Their calculated movements across a chessboard also invoke the lawn jockey's obscure history as a secret marker along Underground Railroad routes. But it's equally worth noting that this game takes place on a surface that approximates one of Carl Andre's floor sculptures. With a trademark of Minimalism seemingly under­foot, Cole's figures refuse marginalization as yard ornaments and ethnographic displays and proudly negotiate the exclusive domain of "high art." 

Most recently, Cole has returned to work­ing with shoes, a medium he explored in the 1990s. Favoring women's high heels for their sculptural complexity, Cole typically buys shoes in bulk from thrift stores and assembles them into emblematic forms.
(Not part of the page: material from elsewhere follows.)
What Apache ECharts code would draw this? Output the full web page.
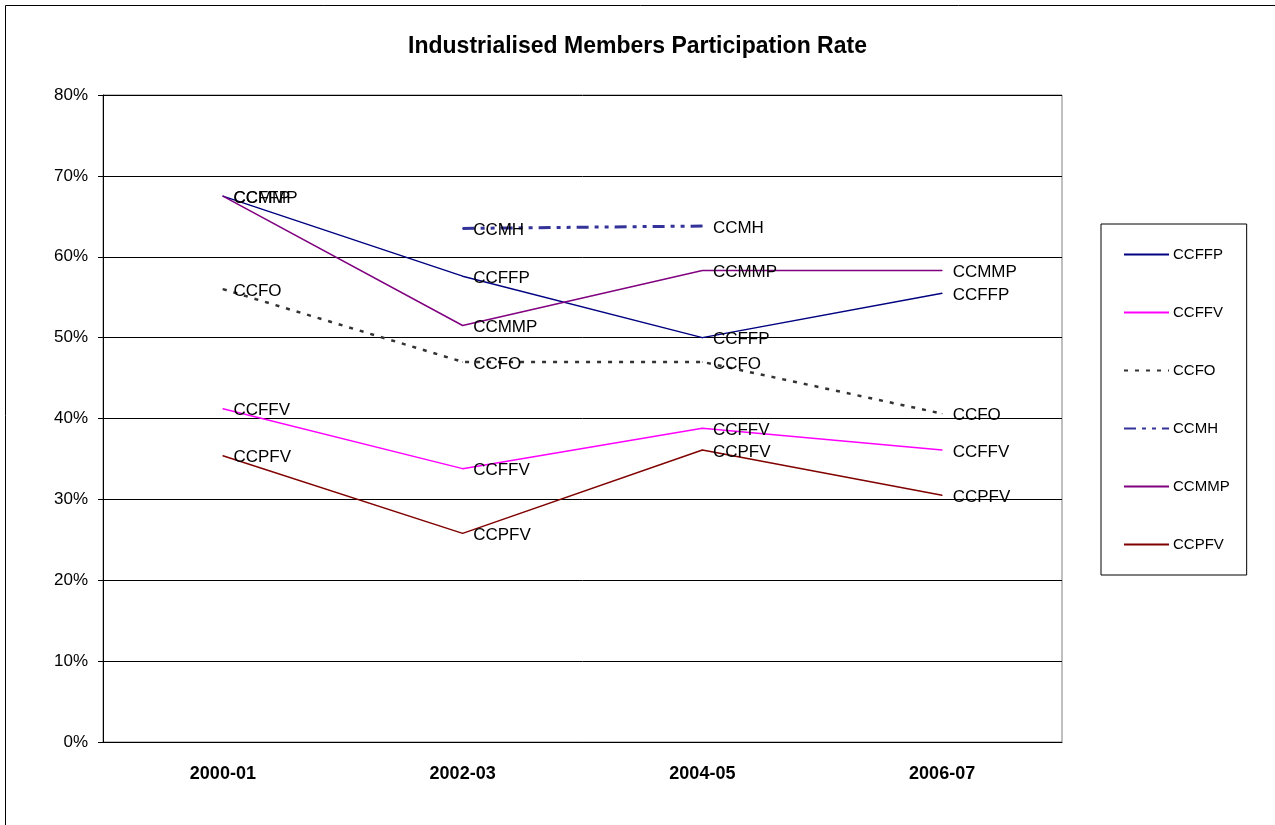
<!DOCTYPE html>
<html>
<head>
<meta charset="utf-8">
<script src="https://cdn.jsdelivr.net/npm/echarts@6/dist/echarts.min.js"></script>
<style>
  html, body { margin: 0; padding: 0; background: #fff; }
  #chart { width: 1275px; height: 825px; }
</style>
</head>
<body>
<div id="chart"></div>
<script>
const categories = ['2000-01', '2002-03', '2004-05', '2006-07']
const ccffp = [67.5, 57.6, 50.0, 55.5]
const ccffv = [41.2, 33.8, 38.8, 36.1]
const ccfo = [56.0, 47.0, 47.0, 40.6]
const ccmh = [null, 63.5, 63.8, null]
const ccmmp = [67.5, 51.5, 58.3, 58.3]
const ccpfv = [35.4, 25.8, 36.1, 30.5]

const font = 'Liberation Sans, Arial, sans-serif'

// one line series, label = series name to the right of each point
const makeLine = (name, data, color, width, type) => ({
	name: name,
	type: 'line',
	data: data,
	symbol: 'circle',
	symbolSize: 1,
	itemStyle: { color: color },
	lineStyle: { color: color, width: width, type: type },
	label: {
		show: true,
		position: 'right',
		distance: 10,
		offset: [0, 2],
		formatter: '{a}',
		color: '#000',
		fontSize: 17,
		fontFamily: font
	},
	emphasis: { disabled: true },
	animation: false
})

const chart = echarts.init(document.getElementById('chart'))
chart.setOption({
	backgroundColor: '#fff',
	textStyle: { fontFamily: font },
	title: {
		text: 'Industrialised Members Participation Rate',
		left: 'center',
		top: 30,
		textStyle: { fontSize: 23, fontWeight: 'bold', color: '#000', fontFamily: font }
	},
	graphic: [
		{
			type: 'rect',
			shape: { x: 5.5, y: 5.5, width: 1400, height: 1000 },
			style: { fill: 'none', stroke: '#000', lineWidth: 1 },
			silent: true
		}
	],
	legend: {
		orient: 'vertical',
		left: 1101,
		top: 224,
		itemWidth: 45,
		itemHeight: 14,
		itemGap: 43,
		padding: [23, 17, 23, 22],
		borderColor: '#000',
		borderWidth: 1,
		itemStyle: { opacity: 0 },
		textStyle: { fontSize: 15, color: '#000', fontFamily: font, padding: [0, 0, 0, -1] },
		data: ['CCFFP', 'CCFFV', 'CCFO', 'CCMH', 'CCMMP', 'CCPFV']
	},
	grid: {
		left: 103,
		right: 213,
		top: 95,
		bottom: 83,
		show: true,
		borderColor: '#808080',
		borderWidth: 1
	},
	xAxis: {
		type: 'category',
		data: categories,
		boundaryGap: true,
		axisLine: { lineStyle: { color: '#000', width: 1 } },
		axisTick: { length: 6, lineStyle: { color: '#000' } },
		axisLabel: {
			color: '#000',
			fontSize: 18,
			fontWeight: 'bold',
			margin: 23,
			fontFamily: font
		}
	},
	yAxis: {
		type: 'value',
		min: 0,
		max: 80,
		interval: 10,
		axisLine: { show: true, lineStyle: { color: '#000' } },
		axisTick: { show: true, length: 5, lineStyle: { color: '#000' } },
		axisLabel: {
			formatter: '{value}%',
			color: '#000',
			fontSize: 17,
			margin: 15,
			fontFamily: font
		},
		splitLine: { show: true, lineStyle: { color: '#000', width: 1 } }
	},
	series: [
		makeLine('CCFFP', ccffp, '#000080', 1.5, 'solid'),
		makeLine('CCFFV', ccffv, '#FF00FF', 1.5, 'solid'),
		makeLine('CCFO', ccfo, '#333333', 2.5, [4, 7]),
		makeLine('CCMH', ccmh, '#333399', 3, [12, 6, 4, 6, 4, 6]),
		makeLine('CCMMP', ccmmp, '#800080', 1.5, 'solid'),
		makeLine('CCPFV', ccpfv, '#800000', 1.5, 'solid')
	]
})
</script>
</body>
</html>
Among his earlier works, the Montclair survey featured Made in the Philippines (1993), a rainbow-hued throne built from hundreds of shoes that wryly refers to the purchasing power of Imelda Marcos. Smaller but more complex is Rosa Parks (1994), a wall-mount­ed mask that cobbles together black, red and white pumps to suggest the Civil Rights heroine's skin, lips and a rather ferocious set of teeth. Cole's newest shoe sculptures were dis­played in "Sole to Soul," his January 2006 show at Alexander and Bonin, where a few small freestanding works wittily exaggerated the fetishistic allure of high heels. In Dirty Little Soles (2005-06), for example, a contort­ed mass of blue and yellow pumps resembles two figures in an athletic, coital embrace. But the most striking works on view were four large wall-mounted assemblages that repeat the sunburst design of Sunflower. Each is constructed from hundreds of women's shoes that Cole nails to hidden wood supports in tight, concentric circles. Since most of the toes point inward, the visible insoles and rounded heels suggest the unfolding petals of enormous dahlias. This floral impression is strongest in Pretty in Pink (2005-06), where a central cluster of vivid red and fuchsia shoes 

gradually fades to the pale blush tones of the outer rings. Though it would seem Cole per­petuates the cliched equation of flowers and female beauty, these giant blossoms are only gorgeous from a distance. A closer inspection reveals a decidedly low-end selection of Hush Puppies, Life Strides and Naturalizers that are invariably stretched out, worn down and scuffed up. Not unlike the implicit feminism of many of Cole's iron works, these recent sculptures broadly underscore the laborious performance that is femininity. One might argue that Cole's recent recy­cling of down-market shoes also references black America through the overlapping reali­ties of class stratification. But it seems more noteworthy that these new sculptures resist interpretations that are narrowly circum­scribed by issues of racial identity. As we take stock of Cole's achievement at midcareer, and his numerous evocations of African-American life and history, perhaps we should also acknowl­edge, and question, the expectation that art­ists of color address such themes. Indeed, Cole has described a far more general interest in "energy transference," a desire to transform objects that have been previously handled, and thus channel something of their past lives into our present.4 As we confront the many unwelcome consequences of our increasingly disposable culture, we can at least be heart­ened that Cole will have plenty of material to work with in the future.